Mauro Ribeiro: Hoje nós já temos 341 escolas. Não existe precedente no mundo de que num espaço de menos de 10 anos tenham sido abertas mais de 140 escolas médicas. Estamos no limite para que essa aberração volte a assombrar a medicina e a população brasileira. Esse é um problema que nós e a entidade médicas temos de resolver juntos. Nesse sentido, o CFM tem buscado apoio à manutenção da moratória que suspendeu a criação de escolas médicas por cinco anos junto a diferentes setores. Temos conversado com parlamentares e ministros, apresentando argumentos fortes. Inclusive, o presidente Jair Bolsonaro está ciente de nossas preocupações, tendo sinalizado a realização de uma reunião com representantes dos Ministérios da Saúde e da Educação para discutir o assunto. Essa moratória resultou de uma longa negociação com o então presidente Michel Temer, que apoiou a medida por sugestão de Mendonça Filho, seu ministro da Educação. Atualmente, percebe-se a inquietação de alguns setores da Esplanada, que trabalham para mudar a regra e permitir o retorno de um verdadeiro balcão de negócios em relação à abertura de escolas médicas no Brasil.
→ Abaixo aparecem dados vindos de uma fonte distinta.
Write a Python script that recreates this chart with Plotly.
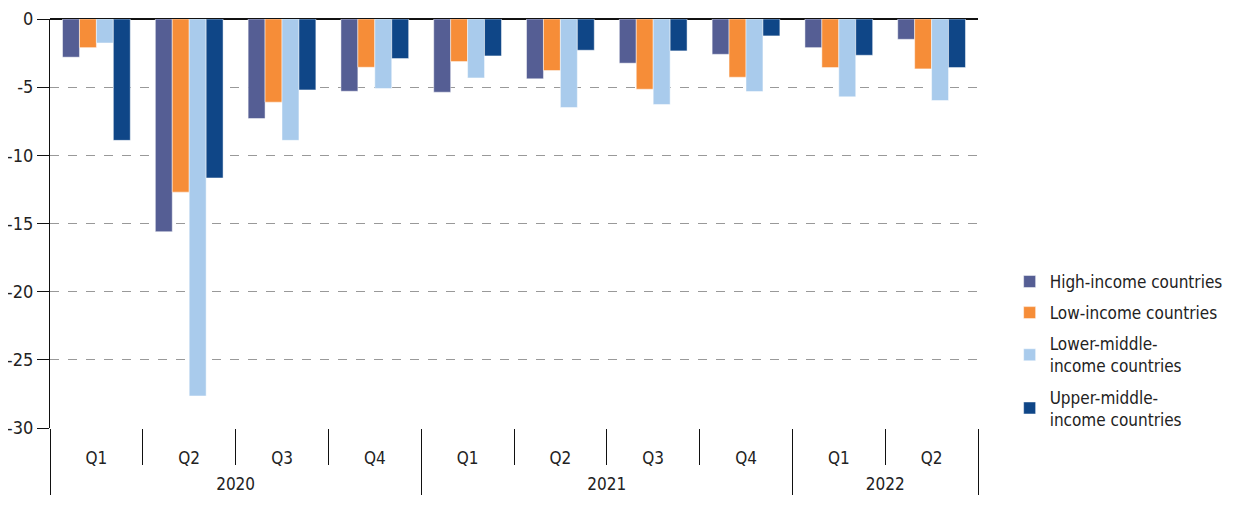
import plotly.graph_objects as go

years = ["2020"] * 4 + ["2021"] * 4 + ["2022"] * 2
quarters = ["Q1", "Q2", "Q3", "Q4", "Q1", "Q2", "Q3", "Q4", "Q1", "Q2"]

high_income = [-2.8, -15.6, -7.3, -5.3, -5.37, -4.39, -3.24, -2.59, -2.1, -1.49]
low_income = [-2.1, -12.7, -6.1, -3.54, -3.12, -3.78, -5.15, -4.27, -3.56, -3.66]
lower_middle = [-1.76, -27.65, -8.9, -5.1, -4.32, -6.49, -6.27, -5.32, -5.71, -5.98]
upper_middle = [-8.9, -11.66, -5.2, -2.9, -2.71, -2.29, -2.34, -1.24, -2.66, -3.56]

y_tickvals = [0, -5, -10, -15, -20, -25, -30]
y_ticktext = ["0", "-5", "-10", "-15", "-20", "-25", "-30"]

series = [
    ("High-income countries", high_income, "#555E94"),
    ("Low-income countries", low_income, "#F68D38"),
    ("Lower-middle-<br>income countries", lower_middle, "#A9CBEC"),
    ("Upper-middle-<br>income countries", upper_middle, "#0F4687"),
]

FONT = "Liberation Sans Narrow, DejaVu Sans Condensed, Roboto, sans-serif"

year_labels = ["<br>" + y for y in years]

fig = go.Figure()
for i, (name, vals, color) in enumerate(series):
    fig.add_trace(go.Bar(
        x=[year_labels, quarters], y=vals, name=name, legendgroup=f"g{i}",
        marker=dict(color=color, line=dict(color="rgba(255,255,255,0.6)", width=0.8)),
    ))

# the page body adds an 8px offset, so the figure is sized to fit the window
fig.update_layout(
    width=1229, height=498,
    margin=dict(l=42, r=259, t=11, b=78),
    paper_bgcolor="white", plot_bgcolor="white",
    barmode="group", bargap=0.27, bargroupgap=0,
    font=dict(family=FONT, size=17, color="#222222"),
    legend=dict(
        xref="container", yref="container",
        x=0.815, y=0.486, xanchor="left", yanchor="top",
        font=dict(family=FONT, size=17, color="#222222"),
        tracegroupgap=6, itemwidth=30,
    ),
    showlegend=True,
)
fig.update_yaxes(
    range=[-30, 0], tickvals=y_tickvals, ticktext=y_ticktext,
    automargin=False,
    showgrid=True, gridcolor="#999999", griddash="dash", gridwidth=1,
    zeroline=True, zerolinecolor="#111111", zerolinewidth=1.5,
    showline=True, linecolor="#111111", linewidth=1.2,
    ticks="outside", ticklen=12, tickcolor="#111111",
    tickfont=dict(family=FONT, size=18, color="#222222"),
)
fig.update_xaxes(
    type="multicategory", automargin=False,
    showline=False,
    ticks="outside", tickson="boundaries", ticklen=36, tickcolor="#111111",
    ticklabelstandoff=18,
    showdividers=True, dividercolor="#111111", dividerwidth=1.2,
    tickfont=dict(family=FONT, size=17, color="#222222"),
)

fig.write_html("out.html")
De modo complementar, queremos trabalhar pela qualificação do ensino nas escolas que já estão abertas.
Quais as expectativas em relação à nova resolução sobre Telemedicina?
Mauro Ribeiro: Em primeiro lugar, é preciso reconhecer que foram justas as críticas pela maneira como o CFM divulgou a Resolução 2.227/2018, que trata da telemedicina e foi revogada posteriormente. Essa resolução foi votada por unanimidade no plenário e depois, quando vieram as críticas, ficou muito claro que erramos. No entanto, o trabalho levou cinco anos e está feito. Quem a elaborou foram as maiores cabeças pensantes nesse assunto no Brasil. Nesta gestão, vamos incorporar os novos conselheiros ao processo de avaliação do relatório elaborado e também na análise de mais de três mil sugestões para aperfeiçoamento da norma, encaminhadas pelos médicos e pelas entidades de representação da categoria. Além disso, discutiremos o tema de forma exaustiva com todos os CRMs, com todas as sociedades de especialidade, com o Ministério da Saúde, com o Congresso Nacional. Tenho certeza que, ao final, teremos uma norma que será resultado do diálogo e da percepção dos avanços necessários e pertinentes para a medicina brasileira. Importante frisar ainda que a atualização da resolução da telemedicina não é necessária para o CFM, é necessária para o médico brasileiro, que está sendo explorado por uma série de operadoras de saúde, que ganham fortunas com essa modalidade, hoje. E esses médicos estão sendo explorados pela ausência de um escopo normativo que impeça os abusos e as irregularidades. Por isso, precisamos dar respaldo a esses profissionais e reelaborar essa resolução.